502 voice lines failed to generate even after 3 attempts.

The generated wav files are 24000 Hz, so I resampled them to the required 22050 using

for f in *.wav; do ffmpeg -i "$f" -ar 22050 "${f%.wav}_tmp.wav" && mv "${f%.wav}_tmp.wav" "$f"; done

Compared to the first test, training takes a bit longer per epoch.

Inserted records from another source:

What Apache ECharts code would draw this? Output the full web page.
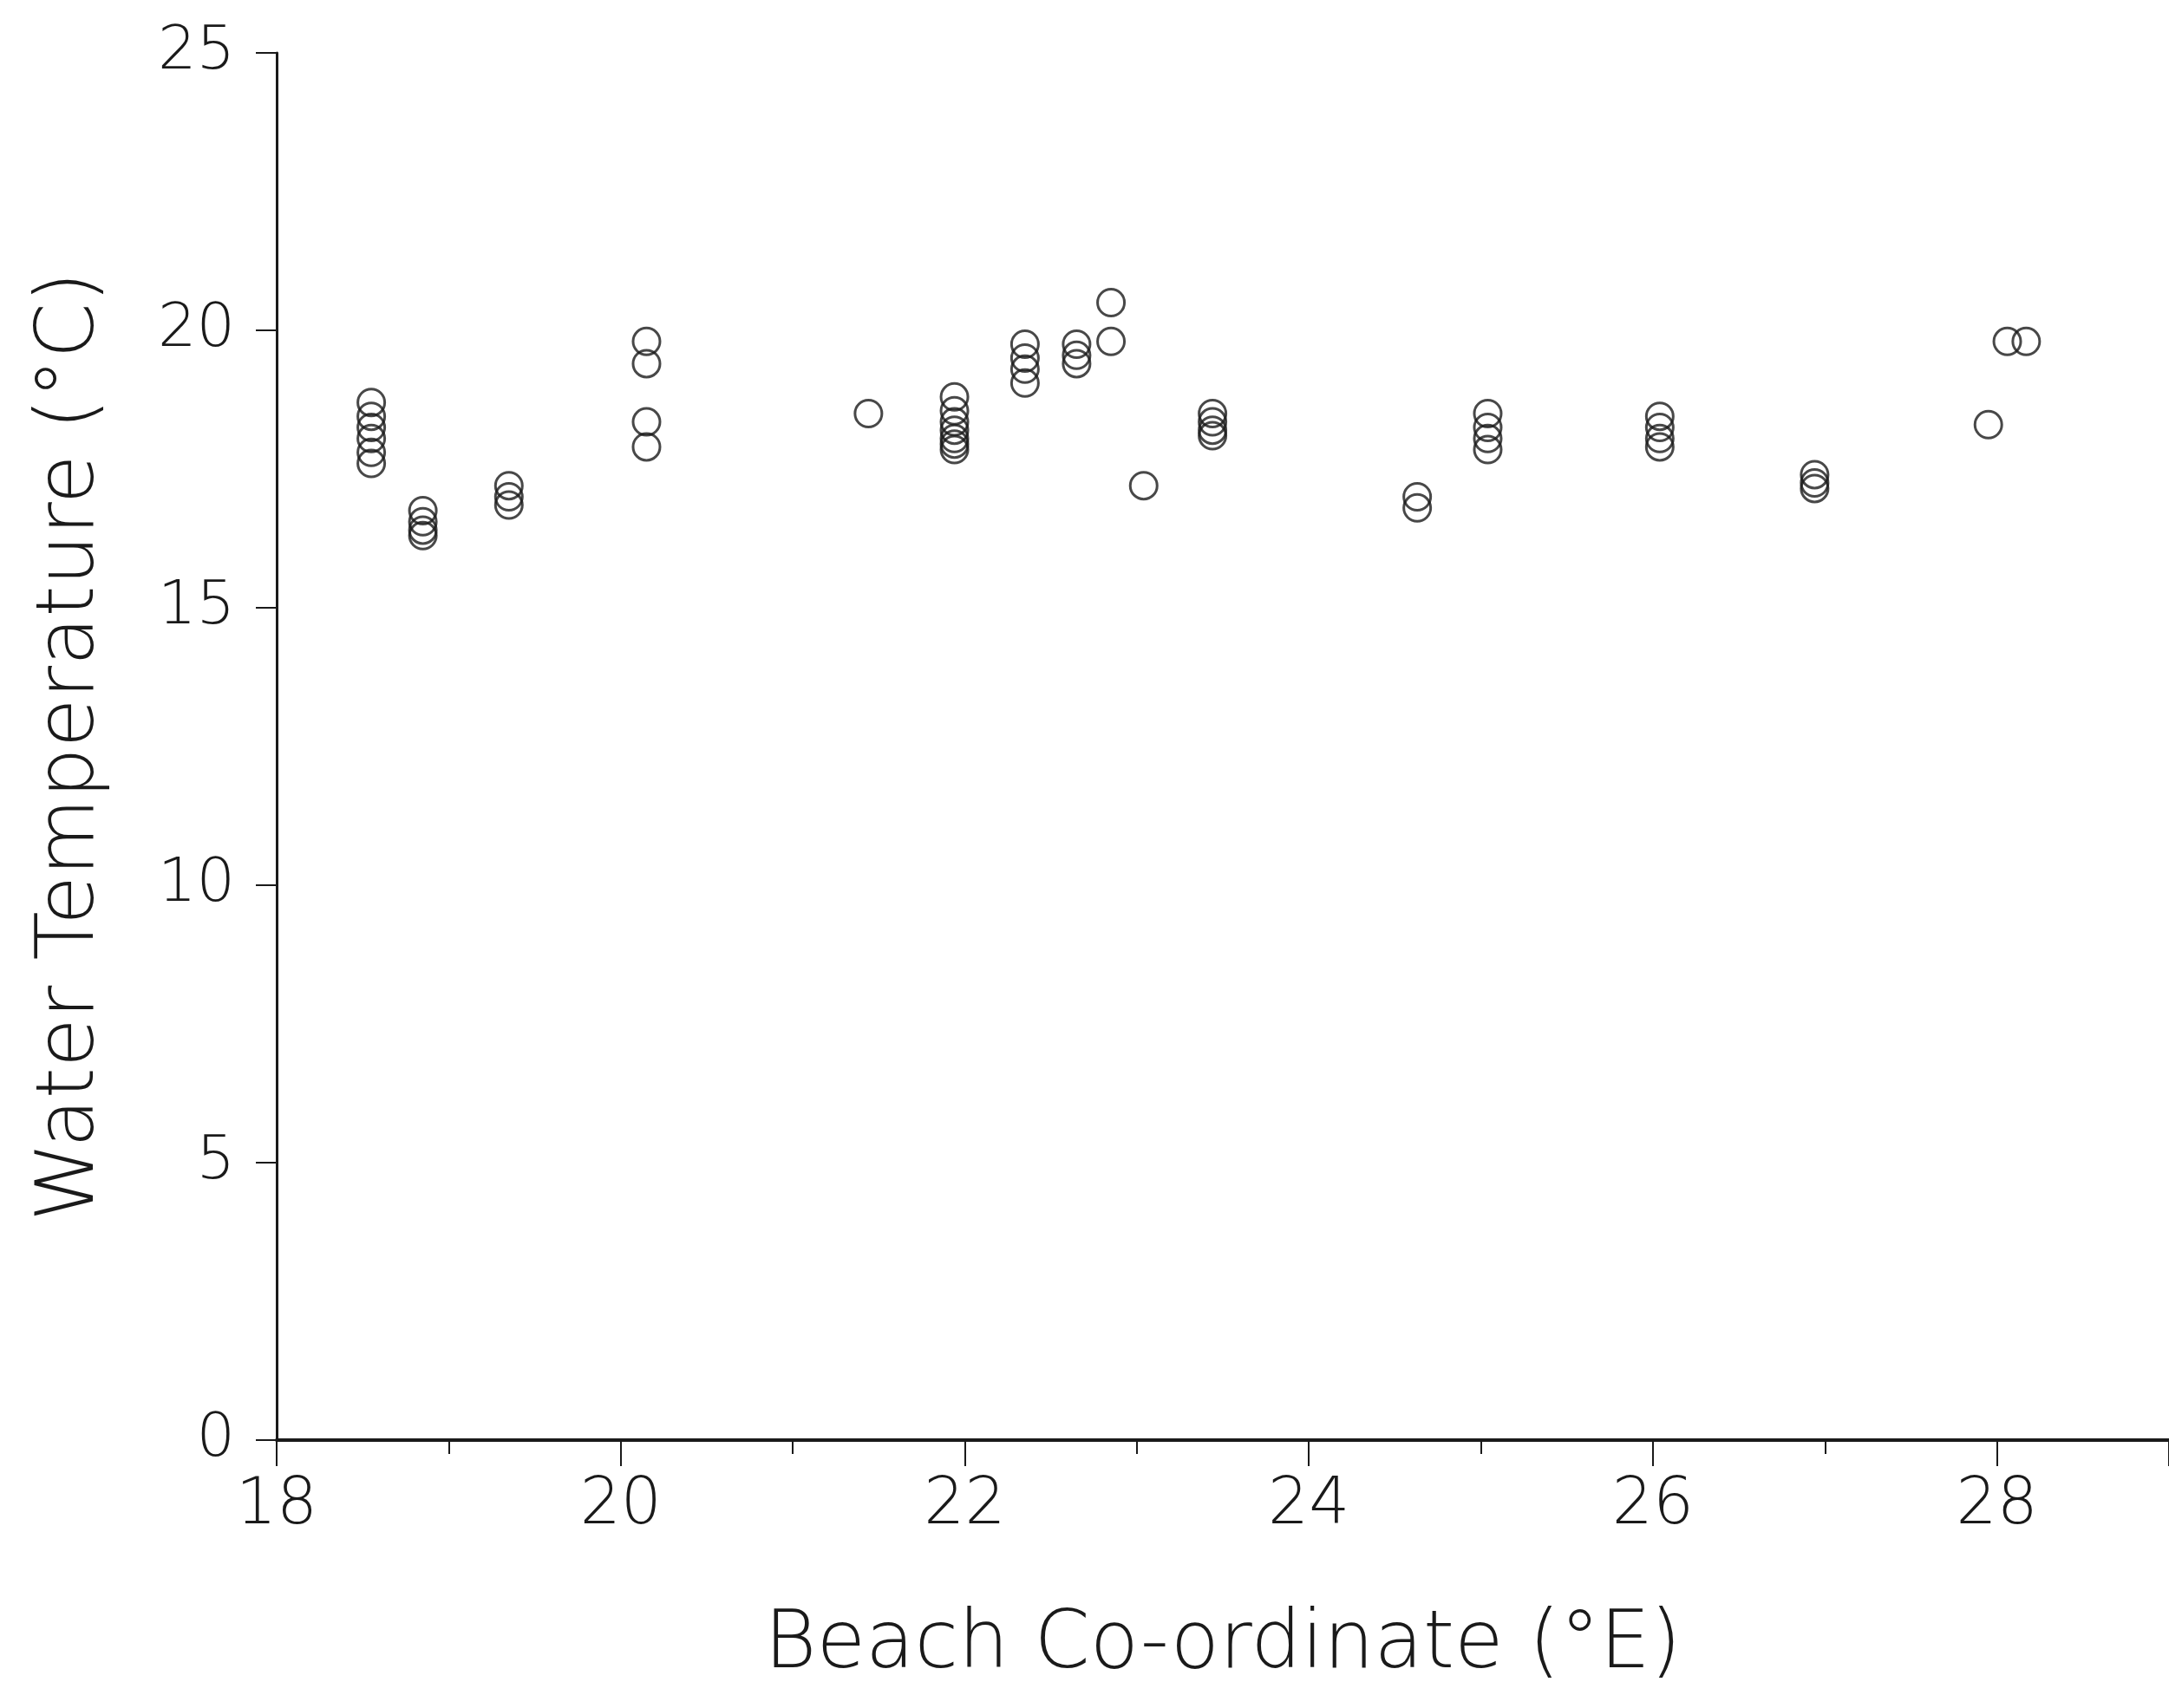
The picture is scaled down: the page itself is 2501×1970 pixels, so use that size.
<!DOCTYPE html>
<html>
<head>
<meta charset="utf-8">
<script src="https://cdn.jsdelivr.net/npm/echarts@6/dist/echarts.min.js"></script>
<style>
  html, body { margin: 0; padding: 0; background: #ffffff; }
  #chart { width: 2501px; height: 1970px; }
</style>
</head>
<body>
<div id="chart"></div>
<script>
// Beach co-ordinate (°E) of each sample
const beachLon = [
  18.55, 18.55, 18.55, 18.55, 18.55, 18.55,
  18.85, 18.85, 18.85, 18.85,
  19.35, 19.35, 19.35,
  20.15, 20.15, 20.15, 20.15,
  21.44,
  21.94, 21.94, 21.94, 21.94, 21.94, 21.94, 21.94,
  22.35, 22.35, 22.35, 22.35,
  22.65, 22.65, 22.65,
  22.85, 22.85,
  23.04,
  23.44, 23.44, 23.44, 23.44,
  24.63, 24.63,
  25.04, 25.04, 25.04, 25.04,
  26.04, 26.04, 26.04, 26.04,
  26.94, 26.94, 26.94,
  27.95,
  28.06, 28.17
];
// Water temperature (°C) of each sample
const waterTemp = [
  18.7, 18.45, 18.25, 18.05, 17.8, 17.6,
  16.75, 16.55, 16.4, 16.3,
  17.2, 17.0, 16.85,
  19.8, 19.4, 18.35, 17.9,
  18.5,
  18.8, 18.55, 18.35, 18.2, 18.05, 17.95, 17.85,
  19.75, 19.5, 19.3, 19.05,
  19.75, 19.55, 19.4,
  20.5, 19.8,
  17.2,
  18.5, 18.35, 18.2, 18.1,
  17.0, 16.8,
  18.5, 18.25, 18.05, 17.85,
  18.45, 18.25, 18.05, 17.9,
  17.4, 17.25, 17.15,
  18.3,
  19.8, 19.8
];
const xTitle = 'Beach Co-ordinate (°E)';
const yTitle = 'Water Temperature (°C)';

const points = beachLon.map((x, i) => [x, waterTemp[i]]);

const FONT = '"DejaVu Sans", Lato, sans-serif';
const INK = '#1a1a1a';

const chart = echarts.init(document.getElementById('chart'), null, { renderer: 'canvas' });
chart.setOption({
  backgroundColor: '#ffffff',
  animation: false,
  grid: { left: 319, right: 0, top: 61, bottom: 309, containLabel: false },
  xAxis: {
    type: 'value',
    min: 18, max: 29, interval: 2,
    name: xTitle,
    nameLocation: 'middle',
    nameGap: 192,
    nameTextStyle: { fontFamily: FONT, fontWeight: 200, fontSize: 92, color: INK },
    axisLine: { show: true, onZero: false, lineStyle: { color: INK, width: 4 } },
    axisTick: { show: true, inside: false, length: 30, lineStyle: { color: INK, width: 2 } },
    minorTick: { show: true, splitNumber: 2, length: 16, lineStyle: { color: INK, width: 2 } },
    axisLabel: { margin: 40, fontFamily: FONT, fontWeight: 200, fontSize: 74, color: INK, showMaxLabel: false },
    splitLine: { show: false },
    minorSplitLine: { show: false }
  },
  yAxis: {
    type: 'value',
    min: 0, max: 25, interval: 5,
    name: yTitle,
    nameLocation: 'middle',
    nameGap: 190,
    nameTextStyle: { fontFamily: FONT, fontWeight: 200, fontSize: 92, color: INK },
    axisLine: { show: true, onZero: false, lineStyle: { color: INK, width: 3 } },
    axisTick: { show: true, inside: false, length: 24, lineStyle: { color: INK, width: 2 } },
    axisLabel: { margin: 48, fontFamily: FONT, fontWeight: 200, fontSize: 70, color: INK },
    splitLine: { show: false }
  },
  series: [{
    type: 'scatter',
    data: points,
    symbol: 'circle',
    symbolSize: 31,
    itemStyle: { color: 'rgba(0,0,0,0)', borderColor: INK, borderWidth: 3 },
    emphasis: { disabled: true }
  }]
});
</script>
</body>
</html>
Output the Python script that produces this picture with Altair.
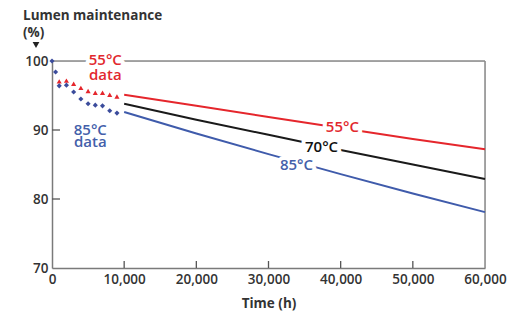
import altair as alt
import pandas as pd

# ---- data ----
fit_hours = [10000, 20000, 30000, 40000, 50000, 60000]
fit_55 = [95.1, 93.5, 91.9, 90.3, 88.7, 87.2]
fit_70 = [93.8, 91.5, 89.3, 87.1, 85.0, 82.9]
fit_85 = [92.6, 89.5, 86.5, 83.6, 80.8, 78.1]

meas_hours_55 = [1000, 2000, 3000, 4000, 5000, 6000, 7000, 8000, 9000]
meas_55 = [97.05, 97.15, 96.7, 96.1, 95.65, 95.4, 95.4, 95.1, 94.85]

meas_hours_85 = [0, 500, 1000, 2000, 3000, 4000, 5000, 6000, 7000, 8000, 9000]
meas_85 = [100.0, 98.4, 96.4, 96.5, 95.5, 94.5, 93.8, 93.6, 93.5, 92.8, 92.45]

line_labels = ["55°C", "70°C", "85°C"]
line_label_hours = [40240, 37350, 33880]
line_label_values = [90.4, 87.5, 84.9]

data_label_text = ["55°C", "data", "85°C", "data"]
data_label_hours = [7390, 7390, 5310, 5310]
data_label_values = [100.1, 97.9, 90.0, 88.3]
data_label_series = ["55", "55", "85", "85"]

x_tick_values = [0, 10000, 20000, 30000, 40000, 50000, 60000]
x_inner_ticks = [10000, 20000, 30000, 40000, 50000]
y_tick_values = [70, 80, 90, 100]
y_inner_ticks = [80, 90]

RED = "#e5262c"
BLUE = "#3f5bab"
BLACK = "#1a1a1a"
FRAME = "#8a8a8a"
TEXT = "#333333"
FONT = "Open Sans"

W, H = 433, 207

fits = pd.DataFrame({
    "t": fit_hours * 3,
    "v": fit_55 + fit_70 + fit_85,
    "s": ["55"] * 6 + ["70"] * 6 + ["85"] * 6,
})
color_scale = alt.Scale(domain=["55", "70", "85"], range=[RED, BLACK, BLUE])

xs = alt.Scale(domain=[0, 60000], nice=False)
ys = alt.Scale(domain=[70, 100], nice=False)

xaxis = alt.Axis(values=x_tick_values, format=",d", title="Time (h)", ticks=False, tickSize=0,
                 labelFlush=False, labelPadding=4, grid=False, domainColor="#7a7a7a",
                 domainWidth=1.5, labelFont=FONT, labelFontSize=13.5, labelFontWeight=600,
                 labelColor=TEXT, titleFont=FONT, titleFontSize=13.5, titleFontWeight="bold",
                 titleColor=TEXT, titlePadding=11)
yaxis = alt.Axis(values=y_tick_values, title=None, ticks=False, tickSize=0, labelPadding=4,
                 grid=False, domainColor="#7a7a7a", domainWidth=1.5, labelFont=FONT,
                 labelFontSize=13.5, labelFontWeight=600, labelColor=TEXT, labelOffset=0)

base_x = alt.X("t:Q", scale=xs, axis=xaxis)
base_y = alt.Y("v:Q", scale=ys, axis=yaxis)

one = pd.DataFrame({"a": [0]})

top_frame = alt.Chart(one).mark_rule(color=FRAME, strokeWidth=1.5).encode(
    x=alt.value(0), x2=alt.value(W), y=alt.value(0))
right_frame = alt.Chart(one).mark_rule(color=FRAME, strokeWidth=1.5).encode(
    x=alt.value(W), y=alt.value(0), y2=alt.value(H))

xt = alt.Chart(pd.DataFrame({"t": x_inner_ticks})).mark_rule(color="#555", strokeWidth=1.3).encode(
    x=alt.X("t:Q", scale=xs), y=alt.value(H), y2=alt.value(H - 7))
yt = alt.Chart(pd.DataFrame({"v": y_inner_ticks})).mark_rule(color="#555", strokeWidth=1.3).encode(
    y=alt.Y("v:Q", scale=ys), x=alt.value(0), x2=alt.value(8))

lines = alt.Chart(fits).mark_line(strokeWidth=2).encode(
    x=base_x, y=base_y,
    color=alt.Color("s:N", scale=color_scale, legend=None))

red_pts = alt.Chart(pd.DataFrame({"t": meas_hours_55, "v": meas_55})).mark_point(
    shape="triangle-up", filled=True, color=RED, size=26, opacity=1).encode(
    x=alt.X("t:Q", scale=xs), y=alt.Y("v:Q", scale=ys))
blue_pts = alt.Chart(pd.DataFrame({"t": meas_hours_85, "v": meas_85})).mark_point(
    shape="diamond", filled=True, color="#3b4c9c", size=26, opacity=1).encode(
    x=alt.X("t:Q", scale=xs), y=alt.Y("v:Q", scale=ys))

ll = pd.DataFrame({"t": line_label_hours, "v": line_label_values, "txt": line_labels,
                   "s": ["55", "70", "85"]})
dl = pd.DataFrame({"t": data_label_hours, "v": data_label_values, "txt": data_label_text,
                   "s": data_label_series})
lbl = pd.concat([ll, dl], ignore_index=True)

halo = alt.Chart(lbl).mark_text(font=FONT, fontSize=15, fontWeight=600, color="white",
                                stroke="white", strokeWidth=8, strokeJoin="round",
                                baseline="middle", align="center").encode(
    x=alt.X("t:Q", scale=xs), y=alt.Y("v:Q", scale=ys), text="txt:N")
label_txt = alt.Chart(lbl).mark_text(font=FONT, fontSize=15, fontWeight=600,
                                     baseline="middle", align="center").encode(
    x=alt.X("t:Q", scale=xs), y=alt.Y("v:Q", scale=ys), text="txt:N",
    color=alt.Color("s:N", scale=alt.Scale(domain=["55", "70", "85"],
                                           range=["#e2282e", "#111111", "#4460aa"]), legend=None))

arrow = alt.Chart(one).mark_point(shape="triangle-down", filled=True, color="#222", size=45,
                                  opacity=1).encode(x=alt.value(-16), y=alt.value(-16))

chart = alt.layer(
    top_frame, right_frame, xt, yt, lines, red_pts, blue_pts, halo, label_txt, arrow
).resolve_scale(color="independent").properties(
    width=W, height=H,
    title=alt.TitleParams(text=["Lumen maintenance", "(%)"], anchor="start", font=FONT,
                          fontSize=13.5, fontWeight="bold", color=TEXT, lineHeight=17,
                          frame="group", dx=-29, dy=19, offset=22),
    autosize=alt.AutoSizeParams(type="none"),
    padding={"left": 44, "top": 53, "right": 30, "bottom": 44},
).configure_view(stroke=None).configure(background="white")

chart.save("out.html", embed_options={"renderer": "svg", "actions": False})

This is "Victor jagt zwölf Boxkämpfer quer über den großen Sylter Deich." at 3113 epochs (3113 - 2665 = 448 epochs, 2h 41m, of finetuning)

Victor 3113

0:00

/2.821224

Final result after training

I stopped the training at 3529 epochs because the tests started to gain audio artifacts.

Victor 3529

0:00

/2.902494

The final .onnx file has a size of 108 MB. Generating 10 seconds of audio takes 700ms. This is great for running on CPU only, the quality of the generated audio is not amazing, but usable.

What seemed to have a negative impact on the quality is that k-2so talks quite fast.